Cartas al director
Belleza y armonía en la Iglesia
Dios, la belleza suprema e inconmensurable, ha querido que en la tierra quedara también un reflejo de ese atributo suyo, no solo en la naturaleza sino también en las muy diversas obras ideadas por el hombre. Porque Dios ha impregnado en el hombre esa capacidad de hacer patente y manifestar la grandeza y belleza en determinadas acciones o ingeniosidades que nos hacen admirarlas e incluso amarlas.
La belleza se refleja en multitud de obras materiales, pero también, y originariamente, en las obras espirituales. De ahí que se incluyan las expresadas en y a través de la sobrenaturalidad de su Iglesia
La belleza material, ornamental, no es sino un reflejo, o quizá más bien, un cauce hacia la belleza espiritual, sobrenatural de la Iglesia: la adoración, el culto a Dios, quien ya en el Antiguo Testamento había dado indicaciones muy concretas a Moisés para la construcción de la Tienda del Encuentro y del Arca de la Alianza.

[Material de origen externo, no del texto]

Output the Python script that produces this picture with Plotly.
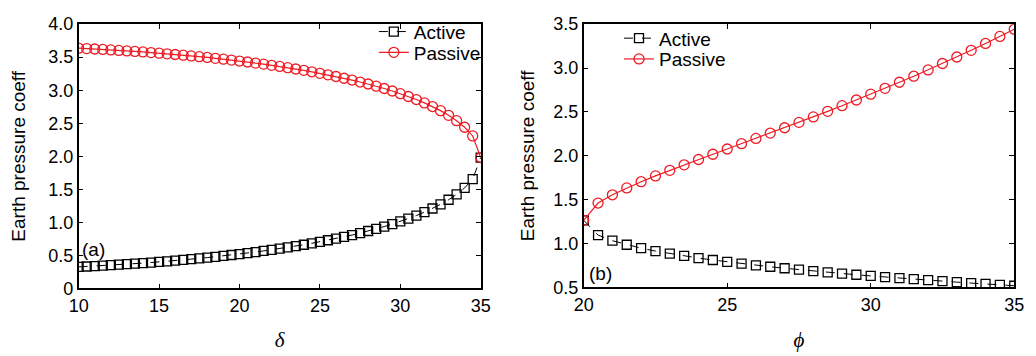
import plotly.graph_objects as go

# Panel (a): coefficient vs delta
delta = [10 + 0.5 * i for i in range(51)]
ka_a = [0.326, 0.332, 0.339, 0.345, 0.352, 0.359, 0.367, 0.375, 0.383, 0.392,
        0.401, 0.411, 0.421, 0.432, 0.443, 0.454, 0.467, 0.479, 0.492, 0.506,
        0.520, 0.535, 0.551, 0.568, 0.585, 0.603, 0.621, 0.641, 0.661, 0.683,
        0.706, 0.729, 0.754, 0.781, 0.808, 0.838, 0.869, 0.901, 0.936, 0.974,
        1.014, 1.057, 1.103, 1.154, 1.210, 1.272, 1.342, 1.423, 1.522, 1.654,
        1.981]
kp_a = [3.636, 3.630, 3.624, 3.617, 3.610, 3.603, 3.595, 3.587, 3.579, 3.570,
        3.561, 3.551, 3.541, 3.530, 3.519, 3.508, 3.496, 3.483, 3.470, 3.456,
        3.442, 3.427, 3.411, 3.395, 3.377, 3.360, 3.341, 3.321, 3.301, 3.279,
        3.256, 3.233, 3.208, 3.181, 3.154, 3.124, 3.094, 3.061, 3.026, 2.988,
        2.948, 2.905, 2.859, 2.808, 2.753, 2.691, 2.620, 2.539, 2.440, 2.308,
        1.981]

# Panel (b): coefficient vs phi
phi = [20 + 0.5 * i for i in range(31)]
ka_b = [1.265, 1.097, 1.033, 0.987, 0.948, 0.915, 0.886, 0.859, 0.835, 0.813,
        0.792, 0.772, 0.753, 0.736, 0.719, 0.703, 0.687, 0.673, 0.659, 0.645,
        0.632, 0.619, 0.607, 0.595, 0.583, 0.572, 0.561, 0.550, 0.540, 0.530,
        0.520]
kp_b = [1.265, 1.462, 1.556, 1.634, 1.705, 1.771, 1.835, 1.897, 1.958, 2.018,
        2.078, 2.138, 2.198, 2.259, 2.320, 2.381, 2.443, 2.507, 2.571, 2.636,
        2.702, 2.769, 2.838, 2.907, 2.979, 3.052, 3.126, 3.202, 3.280, 3.360,
        3.442]

yt_a = [0, 0.5, 1.0, 1.5, 2.0, 2.5, 3.0, 3.5, 4.0]
yl_a = ["0", "0.5", "1.0", "1.5", "2.0", "2.5", "3.0", "3.5", "4.0"]
yt_b = [0.5, 1.0, 1.5, 2.0, 2.5, 3.0, 3.5]
yl_b = ["0.5", "1.0", "1.5", "2.0", "2.5", "3.0", "3.5"]
xt_a = [10, 15, 20, 25, 30, 35]
xt_b = [20, 25, 30, 35]

RED = "#ee1c24"
FONT = "Liberation Sans, Arial, sans-serif"
SERIF = "Liberation Serif, Times New Roman, serif"

fig = go.Figure()

def add_pair(x, ka, kp, xa, ya, leg_a, leg_p):
    fig.add_trace(go.Scatter(
        x=x, y=ka, name="Active", mode="lines+markers", xaxis=xa, yaxis=ya,
        legend=leg_a,
        line=dict(color="black", width=1, dash="dash"),
        marker=dict(symbol="square-open", size=9, color="black",
                    line=dict(width=1.3, color="black"))))
    fig.add_trace(go.Scatter(
        x=x, y=kp, name="Passive", mode="lines+markers", xaxis=xa, yaxis=ya,
        legend=leg_p,
        line=dict(color=RED, width=1.2),
        marker=dict(symbol="circle-open", size=10, color=RED,
                    line=dict(width=1.3, color=RED))))

add_pair(delta, ka_a, kp_a, "x", "y", "legend", "legend2")
add_pair(phi, ka_b, kp_b, "x2", "y2", "legend3", "legend4")

ax_common = dict(showline=True, linecolor="black", linewidth=1.5, mirror="allticks",
                 ticks="inside", ticklen=5, tickwidth=1, tickcolor="black",
                 showgrid=False, zeroline=False,
                 tickfont=dict(family=FONT, size=18, color="black"))

xtitle_font = dict(family=SERIF, size=21, color="black")
ytitle_font = dict(family=FONT, size=19, color="black")
leg_font = dict(family=FONT, size=19, color="black")

def leg(xpx, ypx):
    return dict(x=xpx / 1036, y=1 - ypx / 356, xanchor="left", yanchor="middle",
                bgcolor="rgba(0,0,0,0)", font=leg_font)

fig.update_layout(
    width=1036, height=356,
    margin=dict(l=0, r=0, t=0, b=0),
    paper_bgcolor="white", plot_bgcolor="white",
    xaxis=dict(domain=[70 / 1036, 480 / 1036], range=[10, 35], tickvals=xt_a,
               title=dict(text="<i>δ</i>", standoff=18, font=xtitle_font),
               **ax_common),
    yaxis=dict(domain=[61 / 356, 341 / 356], range=[0, 4], tickvals=yt_a, ticktext=yl_a,
               title=dict(text="Earth pressure coeff", standoff=18, font=ytitle_font),
               **ax_common),
    xaxis2=dict(domain=[585 / 1036, 1024 / 1036], range=[20, 35], tickvals=xt_b,
                anchor="y2",
                title=dict(text="<i>ϕ</i>", standoff=18, font=xtitle_font),
                **ax_common),
    yaxis2=dict(domain=[62 / 356, 341 / 356], range=[0.5, 3.5], tickvals=yt_b, ticktext=yl_b,
                anchor="x2",
                title=dict(text="Earth pressure coeff", standoff=14, font=ytitle_font),
                **ax_common),
    legend=leg(371, 23),
    legend2=leg(371, 45),
    legend3=leg(621, 30),
    legend4=leg(621, 52),
    showlegend=True,
)

fig.add_annotation(x=10.9, y=0.59, xref="x", yref="y", text="(a)", showarrow=False,
                   font=dict(family=FONT, size=19, color="black"))
fig.add_annotation(x=20.6, y=0.66, xref="x2", yref="y2", text="(b)", showarrow=False,
                   font=dict(family=FONT, size=19, color="black"))

fig.write_html("out.html")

La belleza de Dios ilumina nuestra vida y se muestra y hace visible en la sonrisa, en la oración y en la bondad del hombre y de la naturaleza, incluso se nos hace habitualmente presente en el dolor, en el sufrimiento, la amargura y la cruz aceptada y vivida como camino corredentor.
Existe, pues, una armonía, conveniente proporción y correspondencia de unas cosas con otras, a través de las diversas manifestaciones de belleza: en la predicación y en las acciones de Cristo transmitidas en los evangelios, en la Liturgia, en la música religiosa, en el arte, en la naturaleza, en el testimonio de la caridad, en la amistad… Todo ello nos predispone a dejarnos sorprender por Dios y experimentar constantemente la belleza del acontecimiento divino en nuestro interior.